Debía admitir que conocían mejor que yo a su gente y sabían qué era lo que podía o no esperarse de los dominicanos y de los muchos rencores que habían quedado latentes. Continúa sin sonar el último disparo de la revolución. Cada semana, casi cada día un militar cae asesinado a la puerta de su casa, o un líder político de la izquierda desaparece para siempre en el azul Caribe, cuyos tiburones borran toda huella.
Al aterrizar, me alegró encontrar en el aeropuerto a un viejo conocido: un taxista cuyo nombre recordaba perfectamente, puesto que se llamaba como yo — Vázquez — y que, a menudo, había sido mi conductor durante los difíciles tiempos de la revolución. Padre de ocho hijas, negro de piel, propietario de un achacoso vehículo que parecía andar por puro milagro, era un hombre de pueblo, que, tal vez por eso mismo, me había sido muy útil y me había servido para llegar a conocer lo que en realidad pensaban los dominicanos.
Mientras nos dirigíamos hacia el «Hotel Embajador», le pregunté qué opinaba sobre la situación actual y sobre la reelección de Balaguer.
Me miró a través del espejo, sin descuidar un momento la carretera.

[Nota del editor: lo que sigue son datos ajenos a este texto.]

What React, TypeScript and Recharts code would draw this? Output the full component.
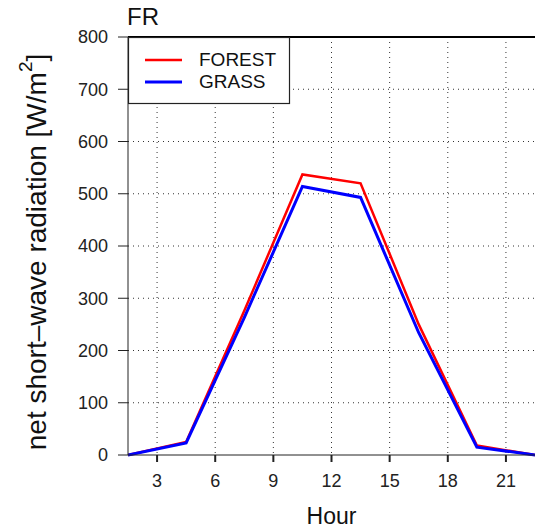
import React from "react";
import { LineChart, Line, XAxis, YAxis, CartesianGrid, ReferenceLine, Label } from "recharts";

const hours = [1.5, 4.5, 7.5, 10.5, 13.5, 16.5, 19.5, 22.5];
const forest = [0, 25, 276, 537, 520, 250, 18, 0];
const grass = [0, 23, 263, 514, 493, 234, 15, 0];
const xTicks = [3, 6, 9, 12, 15, 18, 21];
const yTicks = [0, 100, 200, 300, 400, 500, 600, 700, 800];
const seriesNames = ["FOREST", "GRASS"];

const data = hours.map((h, i) => ({ hour: h, FOREST: forest[i], GRASS: grass[i] }));

const FONT = "'Liberation Sans', Arial, Helvetica, sans-serif";

const YLabel = (props: any) => {
  const cy = 252;
  const cx = 36;
  return (
    <text
      x={cx}
      y={cy}
      transform={`rotate(-90, ${cx}, ${cy})`}
      textAnchor="middle"
      dominantBaseline="central"
      fontSize={28}
      fontFamily={FONT}
      fill="#111"
    >
      net short–wave radiation [W/m
      <tspan baselineShift="super" fontSize={19}>2</tspan>]
    </text>
  );
};

const XLabel = (props: any) => {
  const vb = props.viewBox || {};
  const cx = (vb.x ?? 128) + (vb.width ?? 407) / 2;
  return (
    <text x={cx} y={524} textAnchor="middle" fontSize={23} fontFamily={FONT} fill="#111">
      Hour
    </text>
  );
};

const LegendBox = () => (
  <svg width={163} height={68} style={{ display: "block" }}>
    <rect x={0.5} y={0.5} width={161} height={66} fill="#fff" stroke="#222" strokeWidth={1.2} />
    <line x1={17} x2={54} y1={23} y2={23} stroke="#ff0000" strokeWidth={2.5} />
    <line x1={17} x2={54} y1={45} y2={45} stroke="#0000ff" strokeWidth={3} />
    <text x={71} y={29} fontSize={19} fontFamily={FONT} fill="#111">{seriesNames[0]}</text>
    <text x={71} y={51} fontSize={19} fontFamily={FONT} fill="#111">{seriesNames[1]}</text>
  </svg>
);

export default function App() {
  return (
    <div style={{ position: "absolute", left: 0, top: 0, width: 535, height: 530, background: "#fff" }}>
      <LineChart width={535} height={530} data={data} margin={{ top: 37, right: 0, bottom: 0, left: 0 }}>
        <CartesianGrid stroke="#333" strokeDasharray="1 4" horizontalValues={[100,200,300,400,500,600,700]} verticalValues={xTicks} />
        <XAxis
          dataKey="hour"
          type="number"
          domain={[1.5, 22.5]}
          ticks={xTicks}
          interval={0}
          height={75}
          allowDataOverflow
          stroke="#222"
          tickLine={{ stroke: "#222", strokeWidth: 2 }}
          tickSize={7}
          tickMargin={12}
          tick={{ fontSize: 18, fontFamily: FONT, fill: "#222" }}
          label={<XLabel />}
        />
        <YAxis
          type="number"
          domain={[0, 800]}
          ticks={yTicks}
          interval={0}
          width={128}
          stroke="#222"
          tickSize={10}
          tickMargin={10}
          tick={{ fontSize: 18, fontFamily: FONT, fill: "#222" }}
          label={<YLabel />}
        />
        <ReferenceLine y={800} stroke="#000" strokeWidth={2} />
        <Line dataKey="FOREST" stroke="#ff0000" strokeWidth={2.5} dot={false} isAnimationActive={false} />
        <Line dataKey="GRASS" stroke="#0000ff" strokeWidth={3} dot={false} isAnimationActive={false} />
      </LineChart>
      <div style={{ position: "absolute", left: 128, top: 37 }}>
        <LegendBox />
      </div>
      <div style={{ position: "absolute", left: 127, top: 3, fontSize: 24, fontFamily: FONT, color: "#111", lineHeight: "28px" }}>FR</div>
    </div>
  );
}
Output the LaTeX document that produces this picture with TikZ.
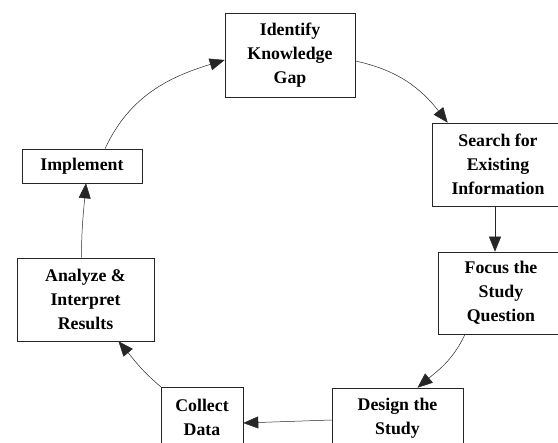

— Si el doctor no decide marcharse por las buenas, sólo lo echarán a tiros. y aun así, resultará difícil.
— ¿Habrá una nueva guerra civil?
Hizo un gesto que no quería decir nada en concreto, pero aclaró:
— Si hay revolución, la guerra será a muerte. Esta vez, nadie nos detendrá.
— ¿A quién no detendrá? — pregunté—. Usted nunca fue constitucionalista ni revolucionario.
— Las cosas han cambiado replicó — Nos han engañado cuatro años más y ya son demasiados. Si ahora la revolución estalla otra vez, le aseguro que muchos de los que entonces nos estuvimos quietos nos echaremos también a la calle fusil en mano, aunque no tenga idea de cómo se maneja uno de esos chismes.
Cruzamos el puente Duarte y entramos en la en la ciudad. En apariencia, el aspecto de la capital era tranquilo, nada hacía pensar en un próximo futuro inquieto; pero, al alzar la vista no pude evitar tropezarme con las huellas que balas y obuses dejaron años atrás en muchas fachadas y que continuaban allí como indicando que todo podía volver. Recordaba esos mismos edificios protegidos por sacos de tierra, y los cruces de calles con nidos de ametralladoras en cada esquina. Recordaba, también, los parques en lo que ahora jugaban los niños y que antaño servían de escondite a tanques y cañones, y sentí pena. Pena porque todo aquello renaciera y porque esas mismas esquinas, esas calles, esos parques podían llenarse de nuevo con el ruido de disparos y con manchas de sangre.